Either way, you may want to wait to make big purchases together if one of you has a lot of debt. You also may want to consider applying for credit on your own. Just because you’re married doesn’t mean you need to apply for credit jointly. Wells Fargo points out that this a common misconception about marriage and money. In fact, when you both apply for a loan, a less than desirable credit score from one of you can likely result in a higher interest rate.
How to Make It Through the Debt
Odds are that you’ve heard those pretty depressing statistics — how 45% of marriages end in divorce, according to Rutgers University professor David Popenoe. And yes, the number one cause of divorce is financial disagreements, according to Charles and Elizabeth Schmitz, co-authors of “Building a Love that Lasts: The Seven Secrets of Successful Marriage.”
However, whether you accumulated the debt on your own prior to meeting your spouse, or it piled up throughout your marriage, this debt doesn’t have to result in a stressful marriage or divorce. Here’s how you can work through this debt together:
Communicate regularly. A whopping 55% of couples don’t set aside time to speak about financial issues on a regular basis. How can you know what’s going on if you’re not talking about it? The National CPA Financial Literacy Commission recommends setting aside time each week to talk about the family finances. Having a specified time to talk about what’s going on and make a game plan will likely reduce money arguments from seeping in out of nowhere.
Think before you speak. You’ve probably heard the saying, “It’s not what you say, it’s how you say it.” Well, keep this in mind when you’re talking about money. Avoid saying things out of anger, or statements that could be perceived as blame. Financial matters spark an average of three arguments per month, according to the American Institute of CPAs, so it’s a loaded topic already — no need to fan the flames.

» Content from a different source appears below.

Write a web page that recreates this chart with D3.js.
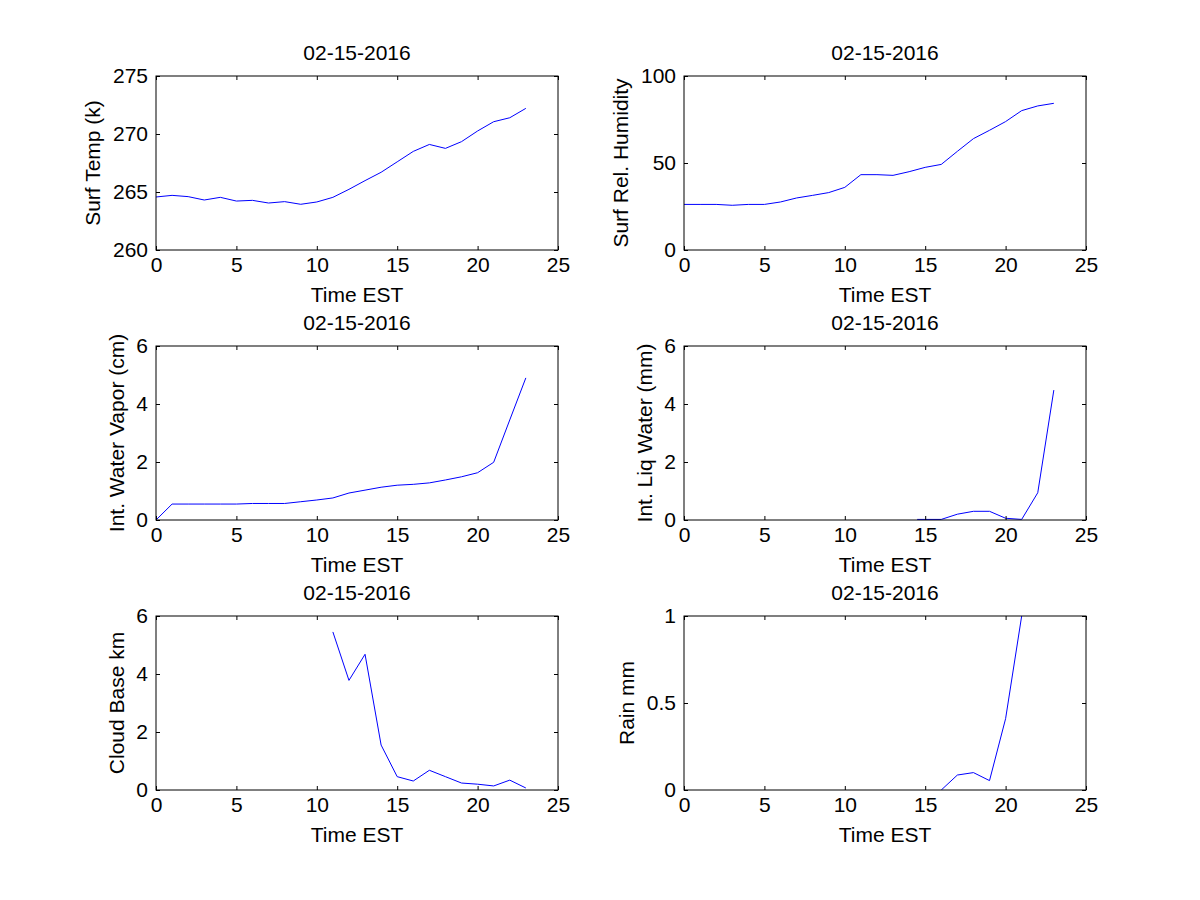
<!DOCTYPE html>
<html>
<head>
<meta charset="utf-8">
<script src="https://cdn.jsdelivr.net/npm/d3@7"></script>
<style>
  body { margin: 0; background: #fff; }
  text { font-family: "Liberation Sans", Arial, sans-serif; fill: #000; }
</style>
</head>
<body>
<svg id="chart" width="1200" height="900"></svg>
<script>
// ---- Data ----
const titleText = "02-15-2016";
const xLabelText = "Time EST";
const xTicks = [0, 5, 10, 15, 20, 25];

const hours = [0,1,2,3,4,5,6,7,8,9,10,11,12,13,14,15,16,17,18,19,20,21,22,23];

const surfTemp = [264.57,264.71,264.6,264.31,264.54,264.22,264.28,264.05,264.17,263.94,264.14,264.54,
                  265.23,265.98,266.7,267.6,268.5,269.1,268.76,269.34,270.26,271.06,271.4,272.21];

const surfRH = [26.2,26.2,26.2,25.7,26.2,26.2,27.6,29.9,31.4,33.0,36.0,43.3,
                43.3,42.9,45.0,47.5,49.2,56.7,64.0,68.8,73.8,80.1,82.8,84.3];

const intWV = [0,0.55,0.55,0.55,0.55,0.55,0.57,0.57,0.57,0.63,0.69,0.76,
               0.93,1.03,1.13,1.2,1.23,1.28,1.38,1.49,1.63,1.99,3.45,4.9];

const liqHours = [14.5,16,17,18,19,20,21,22,23];
const liqWater = [0.02,0.02,0.2,0.3,0.3,0.06,0.02,0.94,4.48];

const cloudHours = [11,12,13,14,15,16,17,18,19,20,21,22,23];
const cloudBase = [5.45,3.78,4.68,1.55,0.46,0.31,0.68,0.46,0.24,0.2,0.14,0.34,0.07];

const rainHours = [16,17,18,19,20,21];
const rain = [0,0.086,0.1,0.054,0.41,1.0];

const panels = [
  { ylabel: "Surf Temp (k)",         x: hours,      y: surfTemp,  yDomain: [260, 275], yTicks: [260,265,270,275] },
  { ylabel: "Surf Rel. Humidity",    x: hours,      y: surfRH,    yDomain: [0, 100],   yTicks: [0,50,100] },
  { ylabel: "Int. Water Vapor (cm)", x: hours,      y: intWV,     yDomain: [0, 6],     yTicks: [0,2,4,6] },
  { ylabel: "Int. Liq Water (mm)",   x: liqHours,   y: liqWater,  yDomain: [0, 6],     yTicks: [0,2,4,6] },
  { ylabel: "Cloud Base km",         x: cloudHours, y: cloudBase, yDomain: [0, 6],     yTicks: [0,2,4,6] },
  { ylabel: "Rain mm",               x: rainHours,  y: rain,      yDomain: [0, 1],     yTicks: [0,0.5,1] }
];

// ---- Layout ----
const svg = d3.select("#chart");
const colLeft = [156, 684];
const rowTop = [76, 346, 616];
const W = 402, H = 174;
const fontSize = 21;
const tickLen = 4;

panels.forEach((p, i) => {
  const col = i % 2, row = Math.floor(i / 2);
  const g = svg.append("g").attr("transform", `translate(${colLeft[col]},${rowTop[row]})`);
  const x = d3.scaleLinear().domain([0, 25]).range([0, W]);
  const y = d3.scaleLinear().domain(p.yDomain).range([H, 0]);

  const clipId = "clip" + i;
  g.append("clipPath").attr("id", clipId).append("rect").attr("width", W).attr("height", H);

  // data line
  const line = d3.line().x((d, k) => x(p.x[k])).y(d => y(d));
  g.append("path")
    .datum(p.y)
    .attr("clip-path", `url(#${clipId})`)
    .attr("fill", "none")
    .attr("stroke", "#0000ff")
    .attr("stroke-width", 1)
    .attr("d", line);

  // axes: bottom with labels, top mirrored ticks
  const xb = g.append("g").attr("transform", `translate(0,${H})`)
    .call(d3.axisBottom(x).tickValues(xTicks).tickSizeInner(-tickLen).tickSizeOuter(0).tickPadding(10).tickFormat(d3.format("d")));
  const xt = g.append("g")
    .call(d3.axisTop(x).tickValues(xTicks).tickSizeInner(-tickLen).tickSizeOuter(0).tickFormat(""));
  const fmtY = v => String(v);
  const yl = g.append("g")
    .call(d3.axisLeft(y).tickValues(p.yTicks).tickSizeInner(-tickLen).tickSizeOuter(0).tickPadding(8).tickFormat(fmtY));
  const yr = g.append("g").attr("transform", `translate(${W},0)`)
    .call(d3.axisRight(y).tickValues(p.yTicks).tickSizeInner(-tickLen).tickSizeOuter(0).tickFormat(""));

  [xb, xt, yl, yr].forEach(a => {
    a.select(".domain").remove();
    a.selectAll("line").attr("stroke", "#000").attr("stroke-width", 1);
    a.selectAll("text").style("font-size", fontSize + "px").style("font-family", '"Liberation Sans", Arial, sans-serif').attr("fill", "#000");
  });
  xb.selectAll("text").attr("dy", "0.71em").attr("y", 7);

  // box
  g.append("rect").attr("width", W).attr("height", H)
    .attr("fill", "none").attr("stroke", "#000").attr("stroke-width", 1);

  // title
  g.append("text").attr("x", W / 2).attr("y", -16)
    .attr("text-anchor", "middle").style("font-size", fontSize + "px").text(titleText);

  // x label
  g.append("text").attr("x", W / 2).attr("y", H + 52)
    .attr("text-anchor", "middle").style("font-size", fontSize + "px").text(xLabelText);

  // y label, positioned by tick label width
  let maxW = 0;
  yl.selectAll("text").each(function() { maxW = Math.max(maxW, this.getComputedTextLength()); });
  const lx = -8 - maxW - 20;
  g.append("text")
    .attr("transform", `translate(${lx},${H / 2}) rotate(-90)`)
    .attr("text-anchor", "middle")
    .attr("dy", "0.35em")
    .style("font-size", fontSize + "px")
    .text(p.ylabel);
});
</script>
</body>
</html>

Give full disclosure. Be honest about what you’re up against. It’s the first step to getting through this debt and can help eliminate future stressful surprises.
Be a team. When you get married, you become a team. If you’re thrust into dealing with your partner’s debt, it’s not uncommon to blame or resent them for their spending habits, not earning enough money, or mismanaging money in other ways. But the best way out is to team up. Create a budget together, keep joint accounts, make a game plan together, and help each other stick to it.
Don’t lie. A quarter of married people admit to making purchases they don’t want their spouse to find out about, according to Time. Once you lie about money, the problem becomes much bigger than just about money: It’s about trust, loyalty, and whether you’re a responsible partner.
Get on the same page. Sixty percent of couples surveyed in an American Institute of CPA study said they usually argue over different views of what constitutes a “want” or a “need”. Once you establish a budget and a debt repayment strategy, you’ll want to discuss what exactly you’re spending money on, in detail. Saying you’re going to spend X dollars on food doesn’t quite cut it. To you, “food” may mean essential groceries, while your partner’s definition of “food” might include the basics plus dinner out with friends a few nights a week.
Hit the reset button. Anytime you’re faced with a rough situation, such as dealing with debt, it can really make you or break you. Instead of getting frustrated, feeling guilty about your debt, or resenting your spouse, focus on what you can learn from this situation.
Maybe there was too much of an emphasis on your “stuff” rather than on each other? A Brigham Young University study concluded that couples are more likely to have marital problems if one or both partners are materialistic.
What financial mistakes did you make as an individual? What have you done wrong as a couple? Ironically, one problem some couples face is spending too much on expressions of love for each other, whether on vacations together, expensive gifts, or overpaying for a home, according to WebMD.
Don’t let this debt be the number one issue in your marriage. Just because you’re dealing with debt doesn’t mean you should stop having fun together.
Just like it is important to take time to discuss your finances, also take time to not talk about money. Find free or cheap things you can do together to reduce stress and enjoy your marriage. If you’re still doing things you enjoy and having fun together, you’re more likely to stay on track with your debt repayment plan anyways.